For n < 2**64, `math.isqrt(n)` can be computed, via exactly the same algorithm, using entirely C integer arithmetic.
For larger n, the first 5 iterations of the algorithm can similarly be performed entirely in C integer arithmetic, and we can then switch to long integer arithmetic for subsequent iterations.
On my machine, these simple changes make a substantial difference (4x faster) for small inputs, and a significant but less substantial difference (70% speedup) for inputs not much larger than 2**64. The speedup for huge integers is likely to be much smaller, percentage-wise.
Some timings:
Unpatched
---------
lovelace:cpython mdickinson$ ./python.exe -m timeit -s "from math import isqrt" "[isqrt(n) for n in range(2, 1000)]"
1000 loops, best of 5: 327 usec per loop
lovelace:cpython mdickinson$ ./python.exe -m timeit -s "from math import isqrt; x = range(2**63-1000, 2**63+1000)" "[isqrt(n) for n in x]"

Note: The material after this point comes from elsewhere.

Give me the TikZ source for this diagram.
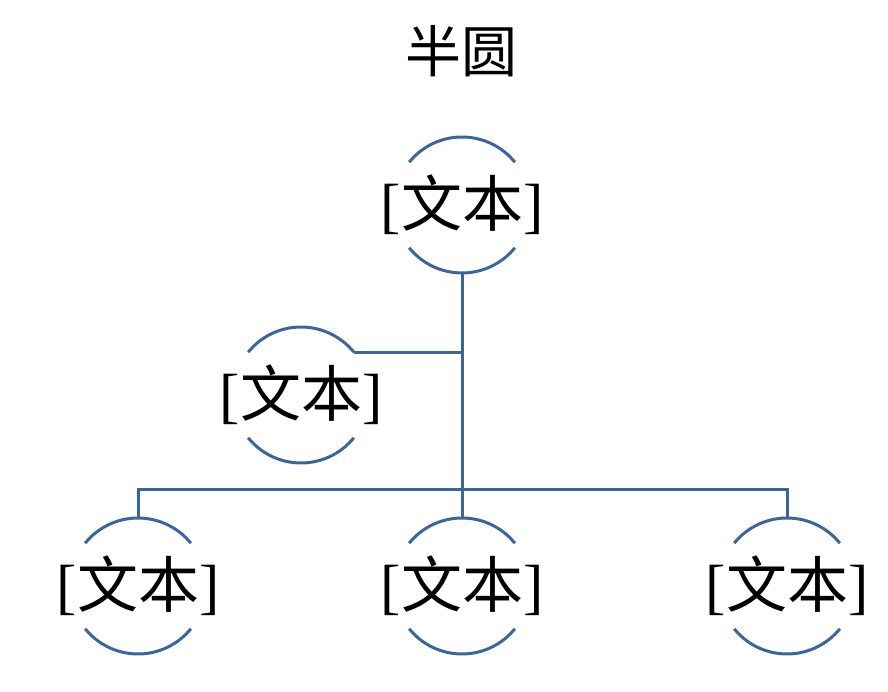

200 loops, best of 5: 1.44 msec per loop
lovelace:cpython mdickinson$ ./python.exe -m timeit -s "from math import isqrt; x = range(2**95-1000, 2**95+1000)" "[isqrt(n) for n in x]"
200 loops, best of 5: 1.64 msec per loop
Patched (PR imminent)
-------
lovelace:cpython mdickinson$ ./python.exe -m timeit -s "from math import isqrt" "[isqrt(n) for n in range(2, 1000)]"
5000 loops, best of 5: 78.1 usec per loop
lovelace:cpython mdickinson$ ./python.exe -m timeit -s "from math import isqrt; x = range(2**63-1000, 2**63+1000)" "[isqrt(n) for n in x]"
1000 loops, best of 5: 355 usec per loop
lovelace:cpython mdickinson$ ./python.exe -m timeit -s "from math import isqrt; x = range(2**95-1000, 2**95+1000)" "[isqrt(n) for n in x]"
500 loops, best of 5: 954 usec per loop |